═══ Recorded data ═══

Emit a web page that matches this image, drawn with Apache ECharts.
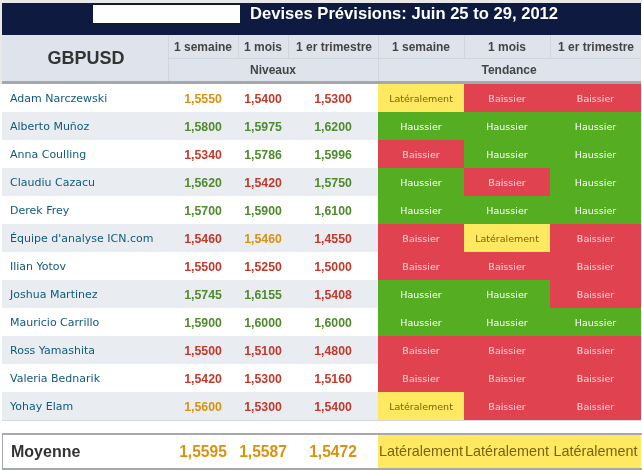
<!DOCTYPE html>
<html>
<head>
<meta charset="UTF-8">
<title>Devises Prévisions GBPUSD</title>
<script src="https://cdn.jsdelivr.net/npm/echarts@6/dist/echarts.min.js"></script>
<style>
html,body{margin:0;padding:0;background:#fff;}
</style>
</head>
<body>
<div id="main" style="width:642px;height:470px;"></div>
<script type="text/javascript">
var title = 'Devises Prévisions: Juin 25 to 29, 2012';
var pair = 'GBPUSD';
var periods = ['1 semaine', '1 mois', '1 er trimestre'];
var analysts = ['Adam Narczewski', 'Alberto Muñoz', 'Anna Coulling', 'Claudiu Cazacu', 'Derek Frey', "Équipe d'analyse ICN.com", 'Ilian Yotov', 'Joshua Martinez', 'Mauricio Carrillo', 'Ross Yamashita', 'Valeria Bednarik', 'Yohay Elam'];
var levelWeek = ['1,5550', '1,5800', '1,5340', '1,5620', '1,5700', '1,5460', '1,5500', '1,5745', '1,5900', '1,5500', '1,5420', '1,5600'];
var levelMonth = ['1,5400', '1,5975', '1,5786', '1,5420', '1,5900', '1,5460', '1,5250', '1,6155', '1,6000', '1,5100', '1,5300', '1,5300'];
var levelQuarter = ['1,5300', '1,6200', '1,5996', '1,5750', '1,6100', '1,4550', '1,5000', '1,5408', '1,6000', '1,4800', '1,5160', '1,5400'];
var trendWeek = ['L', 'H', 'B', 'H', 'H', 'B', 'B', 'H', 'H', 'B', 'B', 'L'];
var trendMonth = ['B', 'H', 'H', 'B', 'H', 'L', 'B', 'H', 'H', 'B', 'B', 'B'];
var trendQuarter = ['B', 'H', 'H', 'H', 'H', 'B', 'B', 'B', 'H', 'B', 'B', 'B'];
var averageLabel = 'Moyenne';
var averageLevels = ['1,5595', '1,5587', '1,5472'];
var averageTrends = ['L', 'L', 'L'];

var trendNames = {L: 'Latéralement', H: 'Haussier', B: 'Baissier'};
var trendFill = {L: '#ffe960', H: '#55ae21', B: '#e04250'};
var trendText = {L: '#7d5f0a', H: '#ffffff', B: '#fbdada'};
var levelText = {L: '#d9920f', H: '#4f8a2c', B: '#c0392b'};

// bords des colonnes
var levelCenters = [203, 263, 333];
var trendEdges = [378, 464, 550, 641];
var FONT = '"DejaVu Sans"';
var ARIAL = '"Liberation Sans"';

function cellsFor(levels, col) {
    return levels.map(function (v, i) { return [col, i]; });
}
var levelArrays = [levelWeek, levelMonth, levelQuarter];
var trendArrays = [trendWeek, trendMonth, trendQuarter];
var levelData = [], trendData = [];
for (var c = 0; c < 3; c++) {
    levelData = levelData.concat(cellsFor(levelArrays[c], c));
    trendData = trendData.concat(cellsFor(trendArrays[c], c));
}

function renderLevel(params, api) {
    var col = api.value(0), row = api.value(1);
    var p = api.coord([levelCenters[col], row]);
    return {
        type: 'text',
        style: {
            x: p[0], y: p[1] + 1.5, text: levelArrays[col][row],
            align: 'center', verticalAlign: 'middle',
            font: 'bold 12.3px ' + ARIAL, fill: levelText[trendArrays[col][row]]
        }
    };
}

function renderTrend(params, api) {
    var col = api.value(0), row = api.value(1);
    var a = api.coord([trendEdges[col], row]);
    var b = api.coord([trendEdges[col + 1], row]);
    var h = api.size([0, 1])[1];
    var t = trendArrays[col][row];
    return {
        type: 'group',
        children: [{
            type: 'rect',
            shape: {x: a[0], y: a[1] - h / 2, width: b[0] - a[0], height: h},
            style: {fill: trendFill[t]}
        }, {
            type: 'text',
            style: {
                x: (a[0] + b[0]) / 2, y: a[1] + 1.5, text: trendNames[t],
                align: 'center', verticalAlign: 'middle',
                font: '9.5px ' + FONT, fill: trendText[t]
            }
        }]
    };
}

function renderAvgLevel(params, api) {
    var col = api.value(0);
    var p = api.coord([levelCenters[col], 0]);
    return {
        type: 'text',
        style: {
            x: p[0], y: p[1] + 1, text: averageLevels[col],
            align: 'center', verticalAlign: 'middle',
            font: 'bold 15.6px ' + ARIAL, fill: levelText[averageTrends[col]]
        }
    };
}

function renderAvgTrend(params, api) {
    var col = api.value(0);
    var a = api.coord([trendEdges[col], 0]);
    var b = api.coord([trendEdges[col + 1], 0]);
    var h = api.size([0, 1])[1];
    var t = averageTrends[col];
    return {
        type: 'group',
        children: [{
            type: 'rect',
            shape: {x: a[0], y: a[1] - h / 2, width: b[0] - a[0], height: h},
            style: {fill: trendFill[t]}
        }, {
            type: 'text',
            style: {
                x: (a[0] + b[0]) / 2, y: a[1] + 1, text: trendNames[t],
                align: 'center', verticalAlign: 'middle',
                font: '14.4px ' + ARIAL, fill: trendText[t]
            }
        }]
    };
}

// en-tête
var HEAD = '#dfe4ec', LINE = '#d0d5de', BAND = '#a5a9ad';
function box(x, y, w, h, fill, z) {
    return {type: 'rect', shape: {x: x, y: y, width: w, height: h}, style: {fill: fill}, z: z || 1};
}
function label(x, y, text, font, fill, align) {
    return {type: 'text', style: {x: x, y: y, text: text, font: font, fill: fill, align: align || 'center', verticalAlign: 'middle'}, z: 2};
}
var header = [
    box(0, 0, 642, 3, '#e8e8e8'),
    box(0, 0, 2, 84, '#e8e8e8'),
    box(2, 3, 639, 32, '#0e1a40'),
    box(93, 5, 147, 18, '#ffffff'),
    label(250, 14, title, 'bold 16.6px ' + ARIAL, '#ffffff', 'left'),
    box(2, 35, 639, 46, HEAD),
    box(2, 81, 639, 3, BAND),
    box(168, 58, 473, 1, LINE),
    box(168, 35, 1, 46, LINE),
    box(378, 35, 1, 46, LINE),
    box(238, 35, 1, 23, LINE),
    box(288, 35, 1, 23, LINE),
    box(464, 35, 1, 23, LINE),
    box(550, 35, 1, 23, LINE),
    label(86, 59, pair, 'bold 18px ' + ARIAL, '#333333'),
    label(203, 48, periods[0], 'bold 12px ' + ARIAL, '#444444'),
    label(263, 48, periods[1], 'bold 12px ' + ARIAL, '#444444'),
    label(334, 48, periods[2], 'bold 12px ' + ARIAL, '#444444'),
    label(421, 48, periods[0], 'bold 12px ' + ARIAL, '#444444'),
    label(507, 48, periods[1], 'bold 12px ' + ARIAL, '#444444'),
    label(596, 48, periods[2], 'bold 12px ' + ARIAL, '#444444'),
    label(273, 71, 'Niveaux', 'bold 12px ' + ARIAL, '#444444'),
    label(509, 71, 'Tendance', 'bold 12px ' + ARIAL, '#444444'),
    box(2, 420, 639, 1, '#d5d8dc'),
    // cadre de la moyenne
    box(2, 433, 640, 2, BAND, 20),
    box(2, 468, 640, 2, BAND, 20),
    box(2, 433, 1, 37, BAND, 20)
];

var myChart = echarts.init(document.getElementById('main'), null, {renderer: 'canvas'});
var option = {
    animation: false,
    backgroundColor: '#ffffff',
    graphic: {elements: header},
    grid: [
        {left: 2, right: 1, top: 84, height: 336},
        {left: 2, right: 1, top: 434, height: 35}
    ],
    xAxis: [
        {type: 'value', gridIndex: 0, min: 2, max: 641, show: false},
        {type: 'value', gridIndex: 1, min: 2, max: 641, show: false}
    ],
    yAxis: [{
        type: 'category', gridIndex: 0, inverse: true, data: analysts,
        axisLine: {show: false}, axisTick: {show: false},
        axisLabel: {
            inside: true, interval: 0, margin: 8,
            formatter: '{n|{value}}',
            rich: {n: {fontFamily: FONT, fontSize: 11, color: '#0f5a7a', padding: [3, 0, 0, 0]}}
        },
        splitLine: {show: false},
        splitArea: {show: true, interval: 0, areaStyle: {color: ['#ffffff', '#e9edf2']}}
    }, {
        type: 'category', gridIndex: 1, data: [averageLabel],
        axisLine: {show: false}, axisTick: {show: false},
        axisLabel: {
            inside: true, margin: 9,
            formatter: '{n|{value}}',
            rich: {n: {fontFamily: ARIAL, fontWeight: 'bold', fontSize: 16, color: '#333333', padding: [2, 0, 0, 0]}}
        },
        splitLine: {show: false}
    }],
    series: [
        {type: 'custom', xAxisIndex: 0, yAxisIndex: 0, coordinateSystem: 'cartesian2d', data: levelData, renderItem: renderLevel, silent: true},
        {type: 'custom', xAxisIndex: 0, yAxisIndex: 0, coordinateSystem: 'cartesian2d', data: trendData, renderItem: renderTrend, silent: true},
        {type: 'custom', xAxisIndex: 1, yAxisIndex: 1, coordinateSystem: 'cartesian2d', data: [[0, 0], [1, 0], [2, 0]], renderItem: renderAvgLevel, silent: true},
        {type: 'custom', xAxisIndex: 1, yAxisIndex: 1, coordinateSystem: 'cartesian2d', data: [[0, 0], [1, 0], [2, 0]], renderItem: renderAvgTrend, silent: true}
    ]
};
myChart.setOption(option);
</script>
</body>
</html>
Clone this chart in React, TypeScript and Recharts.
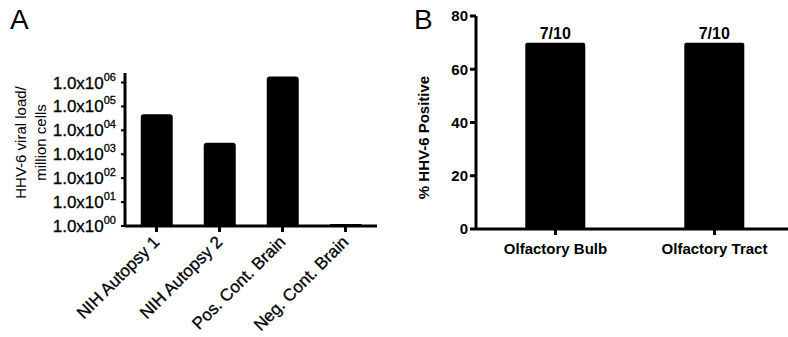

═══

Pictures do not belong in the copy. Repeat only the lines from the top of the records through the line containing "var averageTrends = ['L', 'L', 'L'];".

Emit a web page that matches this image, drawn with Apache ECharts.
<!DOCTYPE html>
<html>
<head>
<meta charset="UTF-8">
<title>Devises Prévisions GBPUSD</title>
<script src="https://cdn.jsdelivr.net/npm/echarts@6/dist/echarts.min.js"></script>
<style>
html,body{margin:0;padding:0;background:#fff;}
</style>
</head>
<body>
<div id="main" style="width:642px;height:470px;"></div>
<script type="text/javascript">
var title = 'Devises Prévisions: Juin 25 to 29, 2012';
var pair = 'GBPUSD';
var periods = ['1 semaine', '1 mois', '1 er trimestre'];
var analysts = ['Adam Narczewski', 'Alberto Muñoz', 'Anna Coulling', 'Claudiu Cazacu', 'Derek Frey', "Équipe d'analyse ICN.com", 'Ilian Yotov', 'Joshua Martinez', 'Mauricio Carrillo', 'Ross Yamashita', 'Valeria Bednarik', 'Yohay Elam'];
var levelWeek = ['1,5550', '1,5800', '1,5340', '1,5620', '1,5700', '1,5460', '1,5500', '1,5745', '1,5900', '1,5500', '1,5420', '1,5600'];
var levelMonth = ['1,5400', '1,5975', '1,5786', '1,5420', '1,5900', '1,5460', '1,5250', '1,6155', '1,6000', '1,5100', '1,5300', '1,5300'];
var levelQuarter = ['1,5300', '1,6200', '1,5996', '1,5750', '1,6100', '1,4550', '1,5000', '1,5408', '1,6000', '1,4800', '1,5160', '1,5400'];
var trendWeek = ['L', 'H', 'B', 'H', 'H', 'B', 'B', 'H', 'H', 'B', 'B', 'L'];
var trendMonth = ['B', 'H', 'H', 'B', 'H', 'L', 'B', 'H', 'H', 'B', 'B', 'B'];
var trendQuarter = ['B', 'H', 'H', 'H', 'H', 'B', 'B', 'B', 'H', 'B', 'B', 'B'];
var averageLabel = 'Moyenne';
var averageLevels = ['1,5595', '1,5587', '1,5472'];
var averageTrends = ['L', 'L', 'L'];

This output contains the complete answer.